Second, there appears to be a discrepancy between the son’s testimony in his deposition and his affidavit. In the deposition, he testified that he had borrowed his father’s car many times previously, that he owned a 1973 Maverick which was in the shop on the day of the accident and had borrowed his father’s car to drive to church. At no time did his counsel attempt to clarify either the dates on which he frequently used the Granada which was involved in the accident or whether such borrowings occurred before or after he left home. Further, no attempt was made to determine whether he had to ask permission to borrow the Granada before each use. See Duckworth v. Oliver, 112 Ga. App. 371 (145 SE2d 115) (1965). In his affidavit, he claimed that he did not reside in his father’s household, asked permission to borrow the car on that specific occasion and had not borrowed it in over two years. Applying the rule of summary judgment that the testimony of each party is construed against him if it is contradictory, vague or equivocal, Ryder v.
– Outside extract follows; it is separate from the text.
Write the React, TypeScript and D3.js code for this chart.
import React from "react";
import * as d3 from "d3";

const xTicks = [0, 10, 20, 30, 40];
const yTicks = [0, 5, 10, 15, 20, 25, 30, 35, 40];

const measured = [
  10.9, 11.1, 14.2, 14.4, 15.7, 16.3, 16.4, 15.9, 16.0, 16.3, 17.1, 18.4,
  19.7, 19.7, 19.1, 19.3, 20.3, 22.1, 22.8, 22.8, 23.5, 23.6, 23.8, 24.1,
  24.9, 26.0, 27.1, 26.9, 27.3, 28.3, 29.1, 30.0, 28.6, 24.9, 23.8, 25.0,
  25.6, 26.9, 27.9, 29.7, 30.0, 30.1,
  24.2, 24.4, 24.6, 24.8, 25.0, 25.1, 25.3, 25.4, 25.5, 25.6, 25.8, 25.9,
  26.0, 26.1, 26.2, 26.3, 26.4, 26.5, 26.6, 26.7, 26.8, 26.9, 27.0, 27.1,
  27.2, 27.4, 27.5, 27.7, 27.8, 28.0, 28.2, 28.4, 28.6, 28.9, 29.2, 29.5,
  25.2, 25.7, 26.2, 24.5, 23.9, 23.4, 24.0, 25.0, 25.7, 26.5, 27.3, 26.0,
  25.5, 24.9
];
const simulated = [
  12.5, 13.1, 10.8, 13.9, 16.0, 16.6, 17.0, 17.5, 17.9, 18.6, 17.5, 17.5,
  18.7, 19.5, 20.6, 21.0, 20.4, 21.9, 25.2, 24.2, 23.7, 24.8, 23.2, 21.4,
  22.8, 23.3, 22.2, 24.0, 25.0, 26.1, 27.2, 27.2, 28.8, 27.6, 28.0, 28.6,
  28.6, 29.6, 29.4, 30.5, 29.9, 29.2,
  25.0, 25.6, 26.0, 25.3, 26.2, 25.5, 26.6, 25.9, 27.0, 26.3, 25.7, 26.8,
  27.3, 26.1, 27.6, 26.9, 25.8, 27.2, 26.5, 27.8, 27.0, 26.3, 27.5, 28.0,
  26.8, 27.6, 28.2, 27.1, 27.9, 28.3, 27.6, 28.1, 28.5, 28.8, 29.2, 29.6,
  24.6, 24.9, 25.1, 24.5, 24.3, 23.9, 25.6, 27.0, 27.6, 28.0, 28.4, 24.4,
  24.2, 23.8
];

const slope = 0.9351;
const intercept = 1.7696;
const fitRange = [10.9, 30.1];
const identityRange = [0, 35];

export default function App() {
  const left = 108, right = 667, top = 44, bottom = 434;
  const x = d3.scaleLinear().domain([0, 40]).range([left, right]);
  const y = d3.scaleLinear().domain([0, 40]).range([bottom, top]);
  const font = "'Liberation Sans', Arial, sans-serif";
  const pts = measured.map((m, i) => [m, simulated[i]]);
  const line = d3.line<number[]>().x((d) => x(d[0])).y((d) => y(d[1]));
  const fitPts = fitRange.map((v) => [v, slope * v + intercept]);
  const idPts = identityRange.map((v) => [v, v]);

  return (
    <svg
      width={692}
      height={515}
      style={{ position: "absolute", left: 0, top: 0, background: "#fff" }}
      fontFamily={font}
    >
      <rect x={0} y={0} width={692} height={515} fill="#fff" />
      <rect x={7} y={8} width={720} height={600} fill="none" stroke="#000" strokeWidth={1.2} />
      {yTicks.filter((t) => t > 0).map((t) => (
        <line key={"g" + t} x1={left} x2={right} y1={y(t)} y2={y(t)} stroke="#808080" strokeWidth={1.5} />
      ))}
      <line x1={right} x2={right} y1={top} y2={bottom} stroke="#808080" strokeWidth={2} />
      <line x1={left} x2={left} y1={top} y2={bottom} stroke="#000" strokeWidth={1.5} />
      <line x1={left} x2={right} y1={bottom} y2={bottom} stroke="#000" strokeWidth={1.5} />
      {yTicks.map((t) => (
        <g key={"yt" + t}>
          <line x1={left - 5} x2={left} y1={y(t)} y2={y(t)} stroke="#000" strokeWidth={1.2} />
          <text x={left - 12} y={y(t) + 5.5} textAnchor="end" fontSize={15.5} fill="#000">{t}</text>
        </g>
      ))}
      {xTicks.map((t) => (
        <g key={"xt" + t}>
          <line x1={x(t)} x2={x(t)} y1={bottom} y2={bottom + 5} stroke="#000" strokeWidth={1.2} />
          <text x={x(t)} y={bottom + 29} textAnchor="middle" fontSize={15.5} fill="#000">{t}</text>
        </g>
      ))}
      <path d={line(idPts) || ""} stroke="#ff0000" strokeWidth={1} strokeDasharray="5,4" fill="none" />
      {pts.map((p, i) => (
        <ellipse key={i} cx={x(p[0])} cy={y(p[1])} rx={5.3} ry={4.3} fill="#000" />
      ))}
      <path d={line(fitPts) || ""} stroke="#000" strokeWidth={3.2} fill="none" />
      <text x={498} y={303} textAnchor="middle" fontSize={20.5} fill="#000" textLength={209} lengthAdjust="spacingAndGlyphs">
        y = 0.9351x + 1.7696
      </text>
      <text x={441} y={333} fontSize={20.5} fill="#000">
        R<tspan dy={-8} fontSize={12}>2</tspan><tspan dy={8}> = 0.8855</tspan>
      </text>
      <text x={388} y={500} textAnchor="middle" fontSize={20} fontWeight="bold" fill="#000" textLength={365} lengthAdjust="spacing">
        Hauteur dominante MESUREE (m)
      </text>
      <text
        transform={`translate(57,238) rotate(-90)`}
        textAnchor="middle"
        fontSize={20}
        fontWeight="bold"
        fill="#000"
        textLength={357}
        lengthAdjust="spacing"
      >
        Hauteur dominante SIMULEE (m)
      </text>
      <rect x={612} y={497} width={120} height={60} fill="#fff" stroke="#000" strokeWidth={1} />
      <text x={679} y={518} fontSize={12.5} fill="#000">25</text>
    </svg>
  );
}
Schreeder, 224 Ga. 382 (162 SE2d 375) (1968), we find that the trial court erred in granting the father’s motion as to the family purpose doctrine when this testimony was offered on his behalf by his son.

2. The enumerations relating to the issue of an insurance policy with State Farm Insurance Company was not addressed by the court below and State Farm was not made a party to this case. This court will not review such enumerations on appeal.
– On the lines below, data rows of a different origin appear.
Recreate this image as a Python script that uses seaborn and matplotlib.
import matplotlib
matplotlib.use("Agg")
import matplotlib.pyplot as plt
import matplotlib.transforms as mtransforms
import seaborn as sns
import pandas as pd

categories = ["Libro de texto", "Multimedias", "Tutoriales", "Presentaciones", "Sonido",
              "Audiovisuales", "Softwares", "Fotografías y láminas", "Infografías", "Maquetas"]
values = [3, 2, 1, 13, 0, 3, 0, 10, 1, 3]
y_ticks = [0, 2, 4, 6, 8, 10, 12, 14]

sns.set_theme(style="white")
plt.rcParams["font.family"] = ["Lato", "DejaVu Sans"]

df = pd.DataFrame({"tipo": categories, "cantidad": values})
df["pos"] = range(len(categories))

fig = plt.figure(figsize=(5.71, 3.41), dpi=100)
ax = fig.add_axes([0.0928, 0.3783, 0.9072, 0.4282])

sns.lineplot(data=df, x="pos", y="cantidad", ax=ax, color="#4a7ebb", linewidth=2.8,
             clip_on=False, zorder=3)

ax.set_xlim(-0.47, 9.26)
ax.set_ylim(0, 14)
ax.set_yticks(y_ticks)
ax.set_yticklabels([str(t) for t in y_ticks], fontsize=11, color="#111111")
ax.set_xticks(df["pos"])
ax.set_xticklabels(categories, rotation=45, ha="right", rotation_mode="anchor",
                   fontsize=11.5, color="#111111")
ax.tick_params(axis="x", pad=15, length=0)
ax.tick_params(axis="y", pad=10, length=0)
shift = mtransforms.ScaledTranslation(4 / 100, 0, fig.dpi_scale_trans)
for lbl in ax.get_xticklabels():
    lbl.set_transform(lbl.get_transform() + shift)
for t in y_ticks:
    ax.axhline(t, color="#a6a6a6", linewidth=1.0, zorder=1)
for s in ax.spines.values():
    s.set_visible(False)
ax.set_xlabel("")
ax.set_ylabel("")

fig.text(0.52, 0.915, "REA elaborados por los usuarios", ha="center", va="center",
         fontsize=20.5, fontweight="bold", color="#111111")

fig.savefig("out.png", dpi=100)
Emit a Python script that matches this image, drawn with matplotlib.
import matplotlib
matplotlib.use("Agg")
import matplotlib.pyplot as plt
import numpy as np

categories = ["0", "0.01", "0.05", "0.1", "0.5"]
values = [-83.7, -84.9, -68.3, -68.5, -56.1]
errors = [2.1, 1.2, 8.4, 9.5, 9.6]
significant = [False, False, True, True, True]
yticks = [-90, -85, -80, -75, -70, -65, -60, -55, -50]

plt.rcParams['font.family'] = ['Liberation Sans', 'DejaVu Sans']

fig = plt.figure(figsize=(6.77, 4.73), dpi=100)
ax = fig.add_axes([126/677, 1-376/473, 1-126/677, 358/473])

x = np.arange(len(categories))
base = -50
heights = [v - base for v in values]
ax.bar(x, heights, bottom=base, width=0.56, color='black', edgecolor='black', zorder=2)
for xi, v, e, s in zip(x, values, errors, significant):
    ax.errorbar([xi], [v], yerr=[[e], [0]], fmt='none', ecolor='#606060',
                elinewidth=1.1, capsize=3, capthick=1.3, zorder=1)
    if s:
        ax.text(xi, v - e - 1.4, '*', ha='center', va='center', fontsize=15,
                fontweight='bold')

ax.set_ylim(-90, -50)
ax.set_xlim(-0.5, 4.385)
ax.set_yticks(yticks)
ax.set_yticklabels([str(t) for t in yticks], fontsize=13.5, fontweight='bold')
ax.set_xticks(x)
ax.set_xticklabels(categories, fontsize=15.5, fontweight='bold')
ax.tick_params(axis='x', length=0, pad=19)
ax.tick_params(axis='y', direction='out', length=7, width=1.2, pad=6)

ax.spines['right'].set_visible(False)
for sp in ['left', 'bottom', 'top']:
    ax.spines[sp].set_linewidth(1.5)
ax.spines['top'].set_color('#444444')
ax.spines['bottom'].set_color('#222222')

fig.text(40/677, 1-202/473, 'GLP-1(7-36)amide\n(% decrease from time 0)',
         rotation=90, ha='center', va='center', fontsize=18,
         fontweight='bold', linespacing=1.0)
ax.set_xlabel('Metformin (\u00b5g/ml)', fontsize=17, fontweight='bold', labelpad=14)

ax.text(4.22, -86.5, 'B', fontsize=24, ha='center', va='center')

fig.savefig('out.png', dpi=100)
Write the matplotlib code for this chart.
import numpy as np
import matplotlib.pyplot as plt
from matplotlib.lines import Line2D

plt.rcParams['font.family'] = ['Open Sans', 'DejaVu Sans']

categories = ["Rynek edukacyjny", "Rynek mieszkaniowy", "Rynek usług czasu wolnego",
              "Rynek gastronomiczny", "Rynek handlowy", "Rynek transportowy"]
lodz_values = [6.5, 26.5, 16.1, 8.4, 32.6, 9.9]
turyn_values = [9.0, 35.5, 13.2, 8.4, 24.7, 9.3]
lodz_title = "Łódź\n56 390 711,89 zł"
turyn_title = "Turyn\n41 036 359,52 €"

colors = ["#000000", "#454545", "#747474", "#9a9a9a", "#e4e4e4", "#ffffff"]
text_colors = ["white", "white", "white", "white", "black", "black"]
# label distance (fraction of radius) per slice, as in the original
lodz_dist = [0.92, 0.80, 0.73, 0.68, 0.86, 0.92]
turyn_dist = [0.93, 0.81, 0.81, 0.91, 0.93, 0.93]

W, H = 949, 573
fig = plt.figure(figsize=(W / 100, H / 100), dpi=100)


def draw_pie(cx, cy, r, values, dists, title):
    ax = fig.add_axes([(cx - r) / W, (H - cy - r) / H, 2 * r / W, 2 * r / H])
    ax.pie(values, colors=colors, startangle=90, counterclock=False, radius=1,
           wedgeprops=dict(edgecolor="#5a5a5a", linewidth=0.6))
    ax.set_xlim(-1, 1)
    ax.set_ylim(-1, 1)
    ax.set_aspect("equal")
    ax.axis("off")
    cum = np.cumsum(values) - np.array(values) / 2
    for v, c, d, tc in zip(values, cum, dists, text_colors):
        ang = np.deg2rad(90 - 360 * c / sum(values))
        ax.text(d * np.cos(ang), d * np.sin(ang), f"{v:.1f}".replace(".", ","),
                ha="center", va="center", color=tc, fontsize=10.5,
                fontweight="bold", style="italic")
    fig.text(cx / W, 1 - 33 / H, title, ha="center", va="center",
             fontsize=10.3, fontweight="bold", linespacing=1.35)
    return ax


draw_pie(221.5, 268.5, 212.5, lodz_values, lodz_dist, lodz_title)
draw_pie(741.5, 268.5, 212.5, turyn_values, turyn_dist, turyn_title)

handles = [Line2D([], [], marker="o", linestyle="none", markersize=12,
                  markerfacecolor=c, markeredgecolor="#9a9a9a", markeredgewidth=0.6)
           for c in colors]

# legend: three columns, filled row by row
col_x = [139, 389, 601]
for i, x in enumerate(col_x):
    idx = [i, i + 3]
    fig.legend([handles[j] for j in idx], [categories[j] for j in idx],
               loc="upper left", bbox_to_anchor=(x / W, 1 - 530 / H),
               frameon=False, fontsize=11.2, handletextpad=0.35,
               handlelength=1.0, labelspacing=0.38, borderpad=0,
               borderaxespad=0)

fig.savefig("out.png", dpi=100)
3. Allegations of fraud and conspiracy for the refusal of the father’s insurance company to settle claims are without merit as the company is not a party to the case and the issue was not raised in or addressed by the court below.

Judgment reversed in part.

Sognier and Pope, JJ., concur. G. Seals Aiken, John L. Respess, Jr., for appellants. Edward L. Saveli, C. Wade McGuffey, Jr., for appellees.